A definition says precisely what a word means (e.g., a set of vectors is linearly independent if the only way to combine them to the zero vector is with all-zero coefficients). A theorem is a claim that is true because it can be derived from definitions and earlier theorems by valid steps. A proof is that derivation, written so a careful reader can check each step. The contract of a proof is simple and strict: every step must follow from something already established, and "it looks true" is never a step.
Three habits will carry you through every proof in this book:
- Know exactly what you may assume (the hypotheses) and exactly what you must reach (the conclusion). Most stuck proofs are really "I forgot to use one of the hypotheses." Theorems in this book always state their conditions — "for an invertible $A$", "for a symmetric real $A$" — and those conditions are the fuel.
- Unfold the definitions. Nine times out of ten, the first real move is to replace a word ("orthogonal", "subspace", "basis") with the literal statement it abbreviates, and then just compute.
- Read each step asking "why is this allowed?" If you can answer — "by the distributive law", "because $A$ is invertible so $A^{-1}$ exists", "by the definition of span" — the step is earned.
Warning
— A worked numerical example is evidence, not a proof. Verifying that two specific matrices satisfy $(AB)^{\mathsf{T}} = B^{\mathsf{T}}A^{\mathsf{T}}$ checks one case; the proof must show it for all conforming $A$ and $B$. This book uses numpy to demonstrate and verify results, never to substitute for the argument that they always hold (style bible §12). Keep the two roles distinct: code builds confidence and catches mistakes; proof delivers certainty.

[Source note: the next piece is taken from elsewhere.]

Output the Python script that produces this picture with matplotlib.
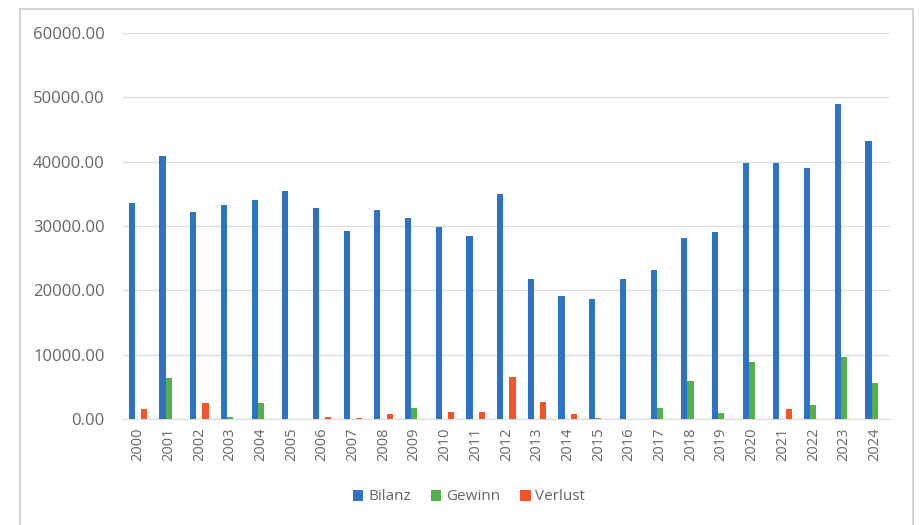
import matplotlib.pyplot as plt
import numpy as np
from matplotlib.patches import Rectangle

years = [str(y) for y in range(2000, 2025)]
bilanz = [33500, 40900, 32100, 33200, 34000, 35500, 32800, 29300, 32500, 31200,
          29900, 28500, 35000, 21800, 19100, 18600, 21800, 23200, 28200, 29100,
          39800, 39800, 39000, 48900, 43200]
gewinn = [0, 6400, 0, 300, 2600, 0, 0, 0, 0, 1750,
          0, 0, 0, 0, 0, 200, 0, 1700, 5900, 1000,
          8900, 0, 2200, 9600, 5700]
verlust = [1600, 0, 2600, 0, 0, 100, 300, 200, 800, 0,
           1200, 1100, 6500, 2700, 900, 0, 0, 0, 0, 0,
           0, 1600, 0, 0, 0]

series = [("Bilanz", bilanz, "#2e72c8"),
          ("Gewinn", gewinn, "#55b04c"),
          ("Verlust", verlust, "#f2542d")]

plt.rcParams["font.family"] = ["Open Sans", "DejaVu Sans"]

W, H = 921, 525
fig = plt.figure(figsize=(W / 100, H / 100), dpi=100)
fig.patch.set_facecolor("white")

# chart frame
fig.patches.append(Rectangle((20 / W, -0.05), 893 / W, 1.05 - 9 / H,
                             transform=fig.transFigure, fill=False,
                             edgecolor="#cccccc", linewidth=1.2))

ax = fig.add_axes([122.6 / W, 1 - 419.3 / H, (890 - 122.6) / W, (419.3 - 32.7) / H])

x = np.arange(len(years))
w = 0.2
for i, (name, vals, col) in enumerate(series):
    ax.bar(x + (i - 1) * w, vals, width=w, color=col, label=name, zorder=3)

ax.set_xlim(-0.5, len(years) - 0.5)
ax.set_ylim(0, 60000)
ax.set_yticks(np.arange(0, 60001, 10000))
ax.set_yticklabels([f"{v:.2f}" for v in np.arange(0, 60001, 10000)])
ax.set_xticks(x)
ax.set_xticklabels(years, rotation=90)
ax.tick_params(axis="y", length=0, pad=13, labelsize=12, labelcolor="#666666")
ax.tick_params(axis="x", length=0, pad=6, labelsize=10.5, labelcolor="#666666")
ax.grid(axis="y", color="#dddddd", linewidth=1, zorder=0)
for s in ["top", "right", "left"]:
    ax.spines[s].set_visible(False)
ax.spines["bottom"].set_color("#dddddd")

fig.legend(loc="center", bbox_to_anchor=(469 / W, 1 - 497 / H), ncol=3,
           frameon=False, fontsize=11, labelcolor="#666666",
           handlelength=0.7, handleheight=0.7, handletextpad=0.3,
           columnspacing=1.3)

fig.savefig("out.png", dpi=100)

A.7 A two-minute self-check
If you can do these without notes, start Chapter 1 with confidence. If one trips you, the section above is your warm-up.
- Solve $5x - 3 = 12$ for $x$. (A.1)
- Find the roots of $x^2 - 5x + 6 = 0$. What is the discriminant, and what does its sign tell you? (A.1)

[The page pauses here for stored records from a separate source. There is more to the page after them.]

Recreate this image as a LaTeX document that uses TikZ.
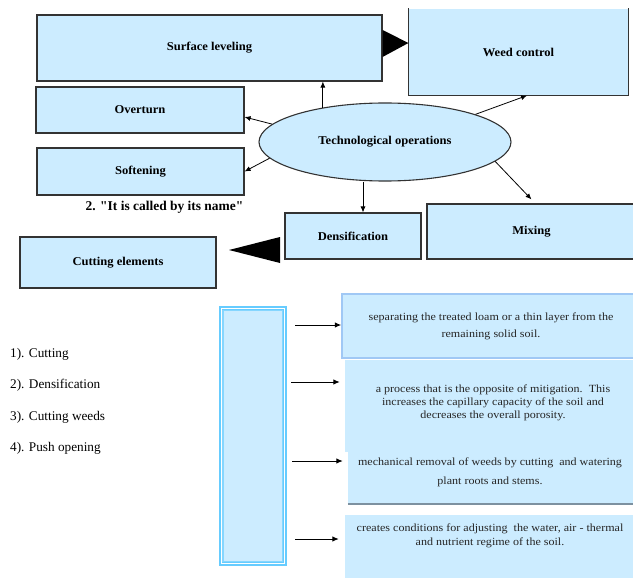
\documentclass[tikz,border=0pt]{standalone}
\usepackage{fontspec}
\setmainfont{Liberation Serif}
\usetikzlibrary{arrows.meta}
\usetikzlibrary{shapes.geometric}
\usepackage{xcolor}
\definecolor{skyFill}{RGB}{204,236,255}
\definecolor{frameBlue}{RGB}{102,204,255}
\definecolor{edgeBlue}{RGB}{160,200,245}
\definecolor{shadeGray}{RGB}{125,145,160}

\begin{document}
\begin{tikzpicture}[x=1bp,y=-1bp,
    opbox/.style={draw=black!80, line width=1.1bp, fill=skyFill, inner sep=0pt,
        font=\bfseries\fontsize{12}{14}\selectfont\addfontfeature{FakeStretch=1.05}},
    thinarr/.style={-{Latex[length=6bp,width=5bp]}, line width=0.8bp},
    listarr/.style={-{Latex[length=6.5bp,width=5.5bp]}, line width=1bp},
    desc/.style={fill=skyFill, inner sep=0pt},
    desctext/.style={align=center, inner sep=0pt, text=black!85,
        font=\fontsize{11}{13}\selectfont\addfontfeature{FakeStretch=1.1}},
    listtext/.style={anchor=west, inner sep=0pt, font=\fontsize{13.3}{15}\selectfont}]
    \useasboundingbox (0,0) rectangle (633,578);

        % operations
        \node[opbox, minimum width=345bp, minimum height=66bp] (surf) at (209.5,48) {Surface leveling};
        \node[opbox, draw=none, minimum width=219bp, minimum height=86bp] (weed) at (518.5,52) {Weed control};
        \draw[draw=black!80, line width=1.1bp] (weed.north west) -- (weed.south west) -- (weed.south east) -- (weed.north east);
        \node[opbox, minimum width=208bp, minimum height=46bp] (over) at (140,110) {Overturn};
        \node[opbox, minimum width=207bp, minimum height=47bp] (soft) at (140.5,171.5) {Softening};
        \node[opbox, ellipse, minimum width=252bp, minimum height=78bp] (ops) at (385,142) {Technological operations};
        \node[opbox, minimum width=136bp, minimum height=46bp] (dens) at (353,236) {Densification};
        \node[opbox, minimum width=209bp, minimum height=55bp] (mix) at (531.5,231.5) {Mixing};
        \node[opbox, minimum width=196bp, minimum height=51bp] (cut) at (118,262.5) {Cutting elements};
        \node[inner sep=0pt, font=\bfseries\fontsize{13.5}{15}\selectfont] (callname) at (164.5,207) {2. \textquotedbl It is called by its name\textquotedbl};

        % big heads
        \fill (surf.east |- 0,30) -- (surf.east |- 0,57) -- (weed.west |- 0,43) -- cycle;
        \fill (280,237) -- (280,263) -- (229,250) -- cycle;

        \draw[thinarr] (ops.151) -- (ops.151 |- surf.south);
        \draw[thinarr] (ops.171) -- ([yshift=-7bp]over.east);
        \draw[thinarr] (ops.188) -- (soft.east);
        \draw[thinarr] (ops.17) -- ([xshift=8.5bp]weed.south);
        \draw[thinarr] (ops.350) -- ([yshift=4bp]mix.north);
        \coordinate (densTop) at ([xshift=10bp]dens.north);
        \draw[thinarr] (ops.south -| densTop) -- (densTop);

        % list
        \node[listtext] (itemCut) at (10,354) {1). Cutting};
        \node[listtext] (itemDens) at (10,385) {2). Densification};
        \node[listtext] (itemWeeds) at (10,417) {3). Cutting weeds};
        \node[listtext] (itemPush) at (10,448) {4). Push opening};

        \node[draw=frameBlue, line width=4.5bp, fill=skyFill, minimum width=64bp, minimum height=255.5bp, inner sep=0pt] (stack) at (252.75,436) {};
        \draw[white, line width=1.1bp] ([shift={(2.9bp,-2.9bp)}]stack.north west) rectangle ([shift={(-2.9bp,2.9bp)}]stack.south east);
        \draw[frameBlue!80, line width=1.2bp] ([shift={(4.4bp,-4.4bp)}]stack.north west) rectangle ([shift={(-4.4bp,4.4bp)}]stack.south east);

        % descriptions
        \node[desc, draw=edgeBlue, line width=1.5bp, minimum width=298bp, minimum height=64bp] (descSep) at (491,326) {};
        \node[desc, minimum width=295bp, minimum height=92bp] (descDens) at (492.5,406) {};
        \node[desc, minimum width=292bp, minimum height=52bp] (descWeed) at (494,477.5) {};
        \draw[shadeGray, line width=2bp] (descWeed.south west) -- (descWeed.south east);
        \node[desc, minimum width=295bp, minimum height=65bp] (descRegime) at (492.5,547.5) {};

        \node[desctext] (sepText) at (491,326.5) {separating the treated loam or a thin layer from the\\[4bp] remaining solid soil.};
        \node[desctext] (densText) at (493,403) {a process that is the opposite of mitigation.\ \ This\\ increases the capillary capacity of the soil and\\ decreases the overall porosity.};
        \node[desctext] (weedText) at (490,472.5) {mechanical removal of weeds by cutting\ \ and watering\\[6bp] plant roots and stems.};
        \node[desctext] (regimeText) at (490,536) {creates conditions for adjusting\ \ the water, air - thermal\\[1bp] and nutrient regime of the soil.};

        \coordinate (tail1) at (295,325);
        \draw[listarr] (tail1) -- (tail1 -| descSep.west);
        \coordinate (tail2) at (291,382);
        \draw[listarr, shorten >=5bp] (tail2) -- (tail2 -| descDens.west);
        \coordinate (tail3) at (292,461);
        \draw[listarr, shorten >=5bp] (tail3) -- (tail3 -| descWeed.west);
        \coordinate (tail4) at (295,539);
        \draw[listarr, shorten >=6bp] (tail4) -- (tail4 -| descRegime.west);

\end{tikzpicture}
\end{document}
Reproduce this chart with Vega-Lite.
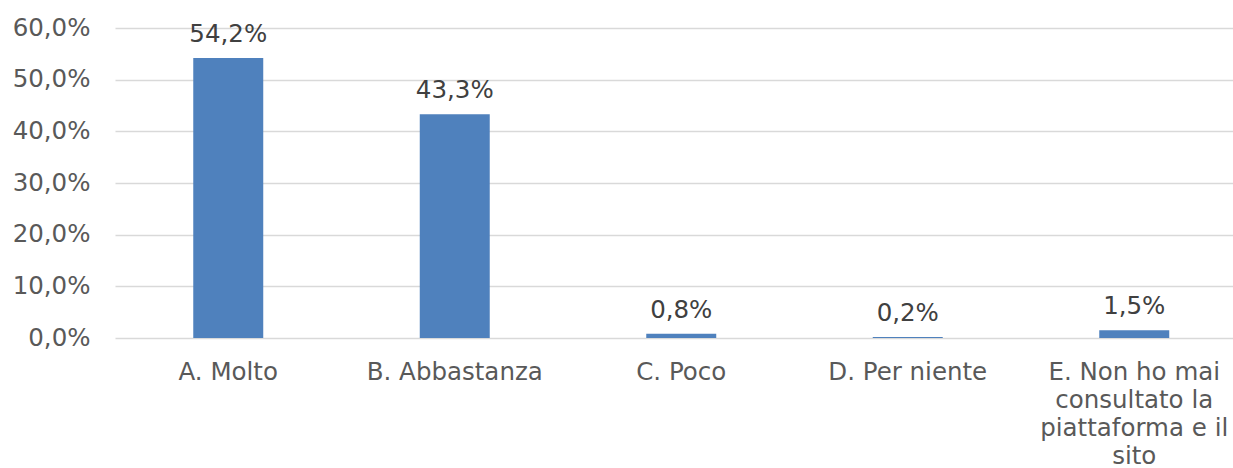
{
  "$schema": "https://vega.github.io/schema/vega-lite/v6.json",
  "width": 1118,
  "height": 310,
  "autosize": {"type": "none"},
  "padding": {"left": 115, "top": 28, "right": 0, "bottom": 130},
  "background": "white",
  "config": {
    "locale": {"number": {"decimal": ",", "thousands": ".", "grouping": [3], "currency": ["€", ""]}},
    "view": {"stroke": null},
    "font": "DejaVu Sans"
  },
  "data": {
    "values": [
      {"categoria": "A. Molto", "valore": 0.542},
      {"categoria": "B. Abbastanza", "valore": 0.433},
      {"categoria": "C. Poco", "valore": 0.008},
      {"categoria": "D. Per niente", "valore": 0.002},
      {"categoria": "E. Non ho mai consultato la piattaforma e il sito", "valore": 0.015}
    ]
  },
  "encoding": {
    "x": {
      "field": "categoria",
      "type": "nominal",
      "sort": null,
      "scale": {"range": [0, 1132.5], "paddingInner": 0.691, "paddingOuter": 0.3455},
      "axis": {
        "title": null,
        "domain": false,
        "ticks": false,
        "labelAngle": 0,
        "labelFont": "DejaVu Sans",
        "labelFontSize": 24.5,
        "labelColor": "#595959",
        "labelPadding": 22,
        "labelLineHeight": 28,
        "labelLimit": 400,
        "labelExpr": "datum.label == 'E. Non ho mai consultato la piattaforma e il sito' ? ['E. Non ho mai', 'consultato la', 'piattaforma e il', 'sito'] : datum.label"
      }
    },
    "y": {
      "field": "valore",
      "type": "quantitative",
      "scale": {"domain": [0, 0.6], "nice": false},
      "axis": {
        "title": null,
        "format": ".1%",
        "values": [0, 0.1, 0.2, 0.3, 0.4, 0.5, 0.6],
        "domain": false,
        "ticks": false,
        "labelFont": "DejaVu Sans",
        "labelFontSize": 24.5,
        "labelColor": "#595959",
        "labelPadding": 25,
        "gridColor": "#D9D9D9",
        "gridWidth": 1.5
      }
    }
  },
  "layer": [
    {"mark": {"type": "bar", "color": "#4F81BD"}},
    {
      "mark": {"type": "text", "baseline": "alphabetic", "dy": -16, "fontSize": 24.5, "color": "#404040", "font": "DejaVu Sans"},
      "encoding": {"text": {"field": "valore", "type": "quantitative", "format": ".1%"}}
    }
  ]
}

- Write the equation of the line through the points $(0, 1)$ and $(2, 5)$, then rewrite it in the form $a_1 x + a_2 y = c$. (A.2)
- Compute the distance between $(1, 2)$ and $(4, 6)$. (A.2)
- Evaluate $\cos 45^\circ$ and $\sin 90^\circ$, and write the matrix that rotates the plane by $90^\circ$. (A.3)
- Multiply $(2 + 3i)(1 - i)$ and give its real and imaginary parts. Then compute $|2 + 3i|$. (A.4)
- Expand $\sum_{i=1}^{3} (2i - 1)$ and find its value. (A.5)
- In one sentence, explain why checking a formula on a single $2\times 2$ example is not a proof. (A.6)
Answers
1. $x = 3$. 2. $x = 2$ or $x = 3$; discriminant $25 - 24 = 1 > 0$, so two distinct real roots. 3. Slope $= (5-1)/(2-0) = 2$, so $y = 2x + 1$, i.e. $-2x + y = 1$ (equivalently $2x - y = -1$). 4. $\sqrt{(4-1)^2 + (6-2)^2} = \sqrt{9 + 16} = \sqrt{25} = 5$. 5. $\cos 45^\circ = \tfrac{\sqrt2}{2}\approx 0.707$; $\sin 90^\circ = 1$; the $90^\circ$ rotation is $\begin{bmatrix} 0 & -1 \\ 1 & 0 \end{bmatrix}$. 6. $(2+3i)(1-i) = 2 - 2i + 3i - 3i^2 = 2 + i + 3 = 5 + i$, so real part $5$, imaginary part $1$; $|2+3i| = \sqrt{4+9} = \sqrt{13}$. 7. $(2\cdot1 - 1) + (2\cdot2 - 1) + (2\cdot3 - 1) = 1 + 3 + 5 = 9$. 8. One example confirms the formula in that single case; a theorem claims it for *every* matrix of the right shape, which only a general argument can establish.Where each prerequisite first pays off
| Prerequisite | First needed | Why |
|---|---|---|
| Distributive law, linear expressions | Ch. 1, 4 | Definition of linearity; Gaussian elimination |
| Quadratic formula, discriminant | Ch. 24, 26 | Eigenvalues of $2\times2$; real vs. complex spectrum |
| Function notation, composition | Ch. 7, 8 | "Matrix is a function"; multiplication as composition |
| Coordinate geometry, lines/planes | Ch. 2, 3 | Vectors as arrows; geometry of solution sets |
| Pythagoras / distance | Ch. 2, 18, 19 | Norm; angles; least-squares "closest point" |
| Trigonometry (sin, cos, identity) | Ch. 21, 26 | Rotation and orthogonal matrices |
| Complex numbers, conjugate, modulus | Ch. 26, 27, 34 | Complex eigenvalues; Hermitian case; the qubit |
| Summation notation | Ch. 8, 18 | Matrix products and dot products in compact form |
| Reading and writing proofs | Ch. 5 onward; all A-track sidebars | Definitions $\to$ theorems $\to$ proofs (see Appendix E) |
You are equipped. Turn to Chapter 1, and let the pictures lead.